Photographs may become iconic, as if representing complex relationships. We may also extract larger historical narratives from Photo/Politics/Austria’s images from the past one hundred years, which unfold in the architectural setting before visitors like on a colossal leporello. Viewed in sequence, the photographs tell a story of how a nation forged its image, a story of representation and manipulation, of clichés and ruptures, and of their use as propaganda. An early example of this is Engelbert Dollfuß, the first Austrian politician to use the then-new media to his advantage: He had photos of himself put on posters and was the first whose political speeches were broadcast on the radio. A photo from 1933 depicts the Chancellor on his way to the international economic conference in London. The photo also shows the radio reporter’s microphone and the photographer with his camera and tripod.

The year 1956 is represented by an anonymous black-and-white photograph showing Hungarian refugees on their way to Austria. Against the backdrop of the Cold War, these refugees were initially greeted by a wave of solidarity that played an important role in Austria’s collective memory and contributed to its positive stylization as an exceptionally humanitarian nation. The photograph is contrasted with a photo album from the same year that presents set photos from the famous Sissi movies as a compendium of private family photos. At the onset of the Wirtschaftswunder years, the young republic searched for identification narratives and found them, among other places, in the imperialist-romanticist images of Ernst Marischka’s film trilogy. Fiction outperformed historical reality. The nation’s image that was forged at the time is still valid today; it has even become Austria’s trademark of sorts. The image (in both senses of the word) of public personalities from politics, culture, and sports has served to strengthen the Austrian consciousness and simultaneously conveys the multiplicity of media where these images were used: Photo/Politics/Austria shows press photos of Karl Schranz on the balcony above Heldenplatz, Conchita Wurst on the title page of the daily Kronenzeitung, or Falco as a wax figure in Madame Tussauds’ Vienna branch. Photography has also been used as both an artistic medium and a medium of a critical accounting of sociopolitical phenomena, for instance by the Austrian artist Ingeborg Strobl: She made the Austrian 1994 EU-membership referendum the subject of a series that unmasked the struggle for majorities, the actions of the campaigning parties, and the significance voters placed in the issue.

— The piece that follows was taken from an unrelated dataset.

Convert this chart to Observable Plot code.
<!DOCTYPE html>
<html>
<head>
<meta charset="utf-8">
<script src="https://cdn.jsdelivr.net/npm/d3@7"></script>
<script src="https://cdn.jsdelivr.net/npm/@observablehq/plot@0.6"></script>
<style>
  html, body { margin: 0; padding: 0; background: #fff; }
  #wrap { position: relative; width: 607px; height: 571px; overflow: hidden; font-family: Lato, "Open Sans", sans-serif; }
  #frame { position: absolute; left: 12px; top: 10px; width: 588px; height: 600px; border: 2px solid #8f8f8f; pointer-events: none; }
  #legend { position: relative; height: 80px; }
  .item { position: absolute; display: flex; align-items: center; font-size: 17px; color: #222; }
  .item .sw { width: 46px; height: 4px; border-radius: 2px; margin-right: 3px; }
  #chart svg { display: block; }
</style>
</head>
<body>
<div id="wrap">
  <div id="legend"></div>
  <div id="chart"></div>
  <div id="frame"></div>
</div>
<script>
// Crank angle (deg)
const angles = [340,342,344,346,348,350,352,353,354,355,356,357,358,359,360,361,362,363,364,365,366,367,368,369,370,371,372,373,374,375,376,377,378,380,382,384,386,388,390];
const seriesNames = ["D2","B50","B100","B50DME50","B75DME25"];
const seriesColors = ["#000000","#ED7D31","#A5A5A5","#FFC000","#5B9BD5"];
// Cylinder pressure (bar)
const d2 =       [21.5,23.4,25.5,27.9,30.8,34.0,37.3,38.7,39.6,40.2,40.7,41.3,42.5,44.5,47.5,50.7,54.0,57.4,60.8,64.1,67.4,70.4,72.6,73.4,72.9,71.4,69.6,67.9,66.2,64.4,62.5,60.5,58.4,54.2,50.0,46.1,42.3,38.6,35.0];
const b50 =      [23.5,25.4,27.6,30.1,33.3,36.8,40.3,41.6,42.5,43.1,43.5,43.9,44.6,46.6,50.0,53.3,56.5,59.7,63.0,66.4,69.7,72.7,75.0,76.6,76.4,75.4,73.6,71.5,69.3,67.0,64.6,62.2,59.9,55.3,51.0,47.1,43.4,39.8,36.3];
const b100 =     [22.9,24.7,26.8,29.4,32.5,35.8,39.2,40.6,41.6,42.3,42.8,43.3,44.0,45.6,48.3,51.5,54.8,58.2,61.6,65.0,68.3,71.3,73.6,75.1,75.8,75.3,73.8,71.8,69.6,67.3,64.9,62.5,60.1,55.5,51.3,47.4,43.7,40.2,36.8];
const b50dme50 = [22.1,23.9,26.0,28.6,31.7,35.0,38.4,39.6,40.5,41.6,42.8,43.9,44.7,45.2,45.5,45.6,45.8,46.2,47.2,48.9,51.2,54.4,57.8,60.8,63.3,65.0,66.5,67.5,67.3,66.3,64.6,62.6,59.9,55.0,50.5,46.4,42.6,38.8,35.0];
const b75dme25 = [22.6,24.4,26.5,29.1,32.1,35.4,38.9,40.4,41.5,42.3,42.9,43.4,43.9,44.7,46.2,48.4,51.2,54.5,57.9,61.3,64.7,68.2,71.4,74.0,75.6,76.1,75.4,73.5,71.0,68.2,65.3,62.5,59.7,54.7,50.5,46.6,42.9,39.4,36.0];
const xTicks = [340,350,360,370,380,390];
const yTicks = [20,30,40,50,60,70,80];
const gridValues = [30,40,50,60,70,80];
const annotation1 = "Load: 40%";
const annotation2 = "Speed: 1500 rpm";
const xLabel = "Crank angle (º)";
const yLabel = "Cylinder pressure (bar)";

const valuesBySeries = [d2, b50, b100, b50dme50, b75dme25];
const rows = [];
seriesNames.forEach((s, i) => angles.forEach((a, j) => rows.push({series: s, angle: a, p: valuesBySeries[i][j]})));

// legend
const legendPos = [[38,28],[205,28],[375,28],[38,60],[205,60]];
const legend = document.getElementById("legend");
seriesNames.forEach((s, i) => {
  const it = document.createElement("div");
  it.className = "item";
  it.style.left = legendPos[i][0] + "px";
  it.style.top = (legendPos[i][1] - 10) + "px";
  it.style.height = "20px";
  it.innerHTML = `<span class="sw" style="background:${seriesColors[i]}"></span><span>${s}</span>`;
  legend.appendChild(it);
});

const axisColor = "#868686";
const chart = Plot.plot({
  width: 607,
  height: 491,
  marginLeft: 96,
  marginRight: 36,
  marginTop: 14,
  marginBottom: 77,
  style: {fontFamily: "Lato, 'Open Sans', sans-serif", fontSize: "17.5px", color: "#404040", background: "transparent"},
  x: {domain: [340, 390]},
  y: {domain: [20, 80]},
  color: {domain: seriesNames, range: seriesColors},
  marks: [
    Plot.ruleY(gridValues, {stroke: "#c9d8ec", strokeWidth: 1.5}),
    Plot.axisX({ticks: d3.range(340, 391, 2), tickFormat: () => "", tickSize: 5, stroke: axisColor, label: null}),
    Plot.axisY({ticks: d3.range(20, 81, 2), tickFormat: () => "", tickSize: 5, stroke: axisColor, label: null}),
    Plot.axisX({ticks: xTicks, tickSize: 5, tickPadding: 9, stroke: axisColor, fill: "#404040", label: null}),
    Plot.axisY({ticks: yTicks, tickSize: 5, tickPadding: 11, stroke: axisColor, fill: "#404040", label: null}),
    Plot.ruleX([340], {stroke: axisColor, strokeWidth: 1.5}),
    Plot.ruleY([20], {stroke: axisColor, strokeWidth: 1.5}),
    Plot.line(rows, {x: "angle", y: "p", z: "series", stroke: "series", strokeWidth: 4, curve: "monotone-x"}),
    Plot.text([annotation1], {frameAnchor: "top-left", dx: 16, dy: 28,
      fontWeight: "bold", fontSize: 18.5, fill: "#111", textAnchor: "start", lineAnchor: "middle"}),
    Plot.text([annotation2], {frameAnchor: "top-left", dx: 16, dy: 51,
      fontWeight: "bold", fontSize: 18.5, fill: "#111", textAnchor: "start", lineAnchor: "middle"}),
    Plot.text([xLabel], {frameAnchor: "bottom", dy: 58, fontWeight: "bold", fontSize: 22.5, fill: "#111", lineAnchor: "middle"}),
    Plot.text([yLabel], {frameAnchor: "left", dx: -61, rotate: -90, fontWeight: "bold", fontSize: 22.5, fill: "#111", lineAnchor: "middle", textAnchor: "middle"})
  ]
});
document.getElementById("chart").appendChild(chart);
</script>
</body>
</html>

One hundred years of Austria are also one hundred years of photography: Much like the republic, the medium has also changed over time: New cameras were being used that allowed for completely new ways of reportage. More efficient printing processes revolutionized the newspaper and magazine market, and international means of distribution broadened the spectrum of available images. All this intensified the significance and presence of photographic images in relation to the written text or hand-drawn illustrations in popular media. The increased use of moving images in news broadcasting and above all the temporal immediacy that is provided by today’s transmissions can be regarded as groundbreaking innovations: A massive flow of images in “real time” presents totally new challenges to both the camera operators on location and the newsroom editors.

Photographs are images of real situations or are manipulated to feign real situations. Nonetheless, no photograph—be it journalistic or artistic—has an intrinsic political dimension. Only text and context give it meaning. If, however, it is firmly fixed in our collective consciousness, it shapes our idea of past events.

Photo/Politics/Austria was developed in cooperation with Photoinstitut Bonartes and shows works from mumok’s photography collection, complemented by loans from numerous other institutions that reflect the photographic medium’s vast range of applications.